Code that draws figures

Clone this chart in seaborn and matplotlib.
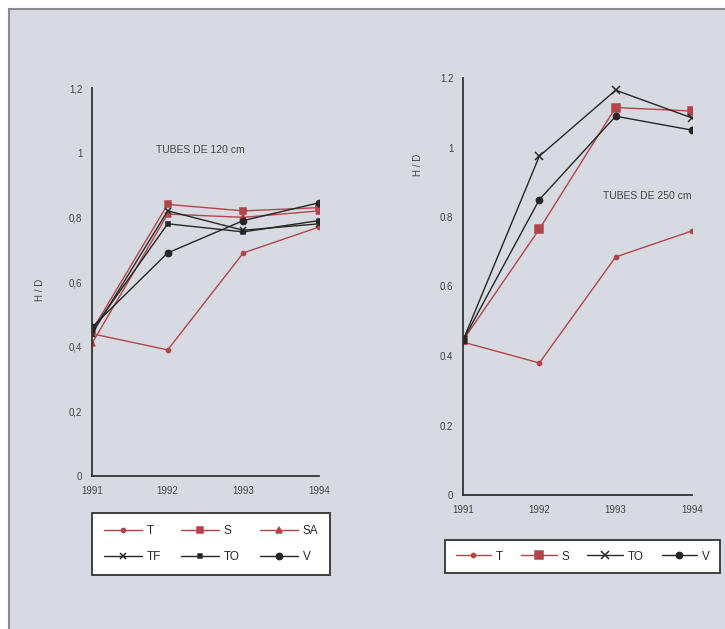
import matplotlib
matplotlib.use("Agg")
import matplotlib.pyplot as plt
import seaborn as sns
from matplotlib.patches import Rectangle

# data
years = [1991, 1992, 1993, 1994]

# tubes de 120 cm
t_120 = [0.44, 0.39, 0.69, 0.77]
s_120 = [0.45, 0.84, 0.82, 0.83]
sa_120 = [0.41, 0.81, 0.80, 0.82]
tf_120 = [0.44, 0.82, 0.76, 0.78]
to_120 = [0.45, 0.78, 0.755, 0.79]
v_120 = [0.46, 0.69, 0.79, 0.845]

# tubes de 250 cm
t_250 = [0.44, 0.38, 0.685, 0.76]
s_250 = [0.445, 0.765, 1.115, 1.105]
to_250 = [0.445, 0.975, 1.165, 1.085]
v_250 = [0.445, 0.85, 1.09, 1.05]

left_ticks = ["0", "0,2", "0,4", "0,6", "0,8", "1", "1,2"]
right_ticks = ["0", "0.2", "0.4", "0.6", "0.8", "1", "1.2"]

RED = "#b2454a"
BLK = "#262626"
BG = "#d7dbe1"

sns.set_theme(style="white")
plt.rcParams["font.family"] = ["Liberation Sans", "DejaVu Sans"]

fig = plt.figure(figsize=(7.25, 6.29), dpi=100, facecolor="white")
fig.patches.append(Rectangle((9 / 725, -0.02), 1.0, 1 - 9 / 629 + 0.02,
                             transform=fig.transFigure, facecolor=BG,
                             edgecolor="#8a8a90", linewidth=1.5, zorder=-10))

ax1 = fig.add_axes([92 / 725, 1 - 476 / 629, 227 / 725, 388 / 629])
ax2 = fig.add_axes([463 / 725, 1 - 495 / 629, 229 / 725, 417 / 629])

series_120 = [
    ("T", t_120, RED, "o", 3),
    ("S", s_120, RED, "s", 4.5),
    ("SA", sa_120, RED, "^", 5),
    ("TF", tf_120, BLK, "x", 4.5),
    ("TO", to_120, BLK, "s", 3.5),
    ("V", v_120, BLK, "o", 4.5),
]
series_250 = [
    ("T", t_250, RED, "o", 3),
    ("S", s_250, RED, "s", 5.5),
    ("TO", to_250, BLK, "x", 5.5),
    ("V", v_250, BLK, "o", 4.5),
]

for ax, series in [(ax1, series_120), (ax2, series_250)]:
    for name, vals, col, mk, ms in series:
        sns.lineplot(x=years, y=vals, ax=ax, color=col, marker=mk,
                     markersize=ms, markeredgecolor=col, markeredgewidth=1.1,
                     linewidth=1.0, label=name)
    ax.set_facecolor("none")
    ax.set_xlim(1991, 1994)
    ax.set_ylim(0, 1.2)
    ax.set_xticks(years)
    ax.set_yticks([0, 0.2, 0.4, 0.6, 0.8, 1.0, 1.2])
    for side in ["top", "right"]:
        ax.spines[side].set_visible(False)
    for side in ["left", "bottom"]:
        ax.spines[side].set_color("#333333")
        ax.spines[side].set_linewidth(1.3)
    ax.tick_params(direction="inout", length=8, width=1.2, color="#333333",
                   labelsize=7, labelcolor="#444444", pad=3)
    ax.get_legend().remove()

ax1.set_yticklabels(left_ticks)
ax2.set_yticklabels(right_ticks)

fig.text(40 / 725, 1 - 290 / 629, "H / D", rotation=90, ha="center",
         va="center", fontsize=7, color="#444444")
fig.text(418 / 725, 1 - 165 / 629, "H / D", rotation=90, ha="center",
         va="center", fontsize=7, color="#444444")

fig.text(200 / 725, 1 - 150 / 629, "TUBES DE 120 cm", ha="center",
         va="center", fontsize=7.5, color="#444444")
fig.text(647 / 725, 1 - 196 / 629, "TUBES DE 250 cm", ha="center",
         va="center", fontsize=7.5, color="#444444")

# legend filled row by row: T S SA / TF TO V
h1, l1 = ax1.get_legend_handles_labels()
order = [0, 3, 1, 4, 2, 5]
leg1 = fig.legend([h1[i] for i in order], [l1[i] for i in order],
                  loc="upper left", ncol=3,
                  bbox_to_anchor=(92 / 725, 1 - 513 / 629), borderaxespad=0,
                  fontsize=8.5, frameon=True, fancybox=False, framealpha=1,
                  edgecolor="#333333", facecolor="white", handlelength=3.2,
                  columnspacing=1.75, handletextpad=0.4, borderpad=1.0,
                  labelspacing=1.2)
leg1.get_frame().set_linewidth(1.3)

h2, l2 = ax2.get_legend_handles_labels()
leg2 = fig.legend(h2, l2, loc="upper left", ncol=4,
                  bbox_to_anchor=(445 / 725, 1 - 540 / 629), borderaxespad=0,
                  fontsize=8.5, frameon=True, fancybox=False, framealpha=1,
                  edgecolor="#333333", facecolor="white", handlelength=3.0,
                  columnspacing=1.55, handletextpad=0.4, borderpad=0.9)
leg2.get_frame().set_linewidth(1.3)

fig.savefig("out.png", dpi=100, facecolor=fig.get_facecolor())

==

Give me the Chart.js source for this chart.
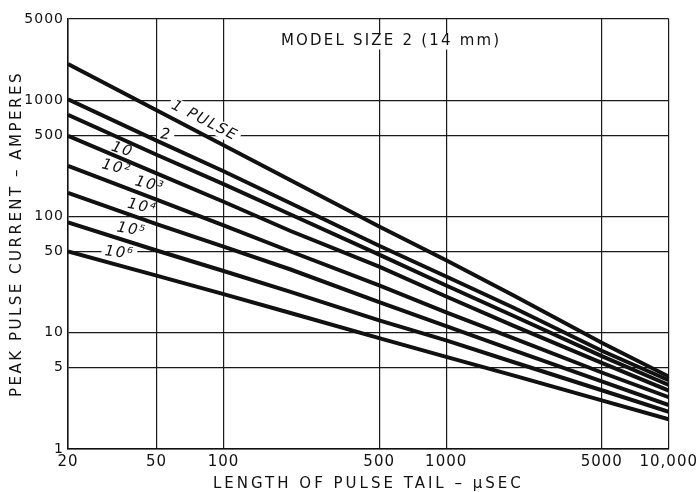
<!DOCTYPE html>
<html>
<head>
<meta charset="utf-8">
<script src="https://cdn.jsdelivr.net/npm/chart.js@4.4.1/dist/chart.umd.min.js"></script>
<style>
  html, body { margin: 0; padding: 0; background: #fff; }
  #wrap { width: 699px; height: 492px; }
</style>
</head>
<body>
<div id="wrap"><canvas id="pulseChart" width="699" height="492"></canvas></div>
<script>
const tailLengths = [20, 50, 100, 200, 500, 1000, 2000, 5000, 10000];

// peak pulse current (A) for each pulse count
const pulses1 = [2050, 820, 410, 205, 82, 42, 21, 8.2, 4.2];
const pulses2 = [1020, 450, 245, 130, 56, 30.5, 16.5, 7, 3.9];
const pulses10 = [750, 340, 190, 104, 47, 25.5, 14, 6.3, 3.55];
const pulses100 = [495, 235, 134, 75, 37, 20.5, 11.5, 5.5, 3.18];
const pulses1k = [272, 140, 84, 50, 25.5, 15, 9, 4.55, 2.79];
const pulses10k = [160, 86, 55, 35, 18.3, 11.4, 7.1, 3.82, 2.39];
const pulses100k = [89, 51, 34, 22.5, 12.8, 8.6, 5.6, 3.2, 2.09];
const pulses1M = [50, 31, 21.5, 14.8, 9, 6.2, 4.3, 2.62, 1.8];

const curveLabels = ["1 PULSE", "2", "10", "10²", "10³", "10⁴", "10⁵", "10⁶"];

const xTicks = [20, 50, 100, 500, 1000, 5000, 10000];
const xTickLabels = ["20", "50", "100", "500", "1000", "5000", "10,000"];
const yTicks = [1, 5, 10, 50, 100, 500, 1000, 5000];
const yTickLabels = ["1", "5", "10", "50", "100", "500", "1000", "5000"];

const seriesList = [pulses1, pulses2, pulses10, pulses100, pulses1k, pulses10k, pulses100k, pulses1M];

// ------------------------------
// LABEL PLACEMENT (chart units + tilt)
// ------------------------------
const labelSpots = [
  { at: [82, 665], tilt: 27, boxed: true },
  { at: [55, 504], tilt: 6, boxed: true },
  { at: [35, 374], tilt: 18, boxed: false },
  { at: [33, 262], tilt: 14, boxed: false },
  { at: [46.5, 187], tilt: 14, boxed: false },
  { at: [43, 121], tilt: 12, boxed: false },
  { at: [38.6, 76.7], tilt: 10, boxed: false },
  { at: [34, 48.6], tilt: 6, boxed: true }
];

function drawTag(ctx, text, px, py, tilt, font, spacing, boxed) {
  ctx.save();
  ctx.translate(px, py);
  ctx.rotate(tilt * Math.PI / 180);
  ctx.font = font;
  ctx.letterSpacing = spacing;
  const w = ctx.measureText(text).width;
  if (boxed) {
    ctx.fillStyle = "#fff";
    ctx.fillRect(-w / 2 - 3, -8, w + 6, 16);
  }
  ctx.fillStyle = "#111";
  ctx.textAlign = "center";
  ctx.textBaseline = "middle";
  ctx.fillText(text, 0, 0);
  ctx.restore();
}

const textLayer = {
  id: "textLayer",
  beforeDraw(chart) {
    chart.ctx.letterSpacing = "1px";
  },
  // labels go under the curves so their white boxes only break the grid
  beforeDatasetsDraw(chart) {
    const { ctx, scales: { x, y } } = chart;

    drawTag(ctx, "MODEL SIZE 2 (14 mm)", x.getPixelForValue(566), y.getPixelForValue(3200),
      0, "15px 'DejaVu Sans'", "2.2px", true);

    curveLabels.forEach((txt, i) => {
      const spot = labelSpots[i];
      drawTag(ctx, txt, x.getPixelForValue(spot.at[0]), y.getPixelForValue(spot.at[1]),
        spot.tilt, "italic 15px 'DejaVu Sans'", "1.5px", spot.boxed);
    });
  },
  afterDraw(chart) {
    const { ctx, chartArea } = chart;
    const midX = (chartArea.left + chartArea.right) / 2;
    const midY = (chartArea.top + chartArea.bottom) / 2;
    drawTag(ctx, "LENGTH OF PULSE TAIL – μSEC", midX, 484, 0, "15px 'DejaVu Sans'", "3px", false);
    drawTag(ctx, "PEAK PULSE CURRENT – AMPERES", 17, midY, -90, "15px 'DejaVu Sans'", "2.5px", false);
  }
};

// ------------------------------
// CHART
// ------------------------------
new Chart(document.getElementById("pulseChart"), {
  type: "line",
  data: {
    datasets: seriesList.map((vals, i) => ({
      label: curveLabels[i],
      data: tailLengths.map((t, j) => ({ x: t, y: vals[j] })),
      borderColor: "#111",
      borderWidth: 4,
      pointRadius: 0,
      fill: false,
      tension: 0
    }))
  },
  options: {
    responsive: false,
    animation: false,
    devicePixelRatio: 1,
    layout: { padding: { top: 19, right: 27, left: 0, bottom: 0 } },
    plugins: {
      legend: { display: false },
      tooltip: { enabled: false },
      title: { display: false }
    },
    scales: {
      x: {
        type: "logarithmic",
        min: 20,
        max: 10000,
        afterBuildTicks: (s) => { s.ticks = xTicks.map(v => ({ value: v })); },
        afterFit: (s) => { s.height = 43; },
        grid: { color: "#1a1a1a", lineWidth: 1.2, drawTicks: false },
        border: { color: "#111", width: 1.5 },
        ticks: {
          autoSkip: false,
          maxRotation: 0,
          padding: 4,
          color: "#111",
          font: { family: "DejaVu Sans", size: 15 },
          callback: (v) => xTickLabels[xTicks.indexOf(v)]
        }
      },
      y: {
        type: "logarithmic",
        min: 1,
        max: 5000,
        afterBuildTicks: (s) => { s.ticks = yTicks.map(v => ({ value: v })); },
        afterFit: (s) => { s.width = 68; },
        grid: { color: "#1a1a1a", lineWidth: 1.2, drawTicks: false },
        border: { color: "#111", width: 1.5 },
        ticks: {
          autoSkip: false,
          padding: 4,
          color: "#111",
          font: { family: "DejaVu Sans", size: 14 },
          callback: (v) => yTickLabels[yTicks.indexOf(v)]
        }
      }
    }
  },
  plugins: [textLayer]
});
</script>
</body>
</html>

● Work required
Return every line in the listing that contains the word "seaborn".

● Exercise output
Clone this chart in seaborn and matplotlib.
import seaborn as sns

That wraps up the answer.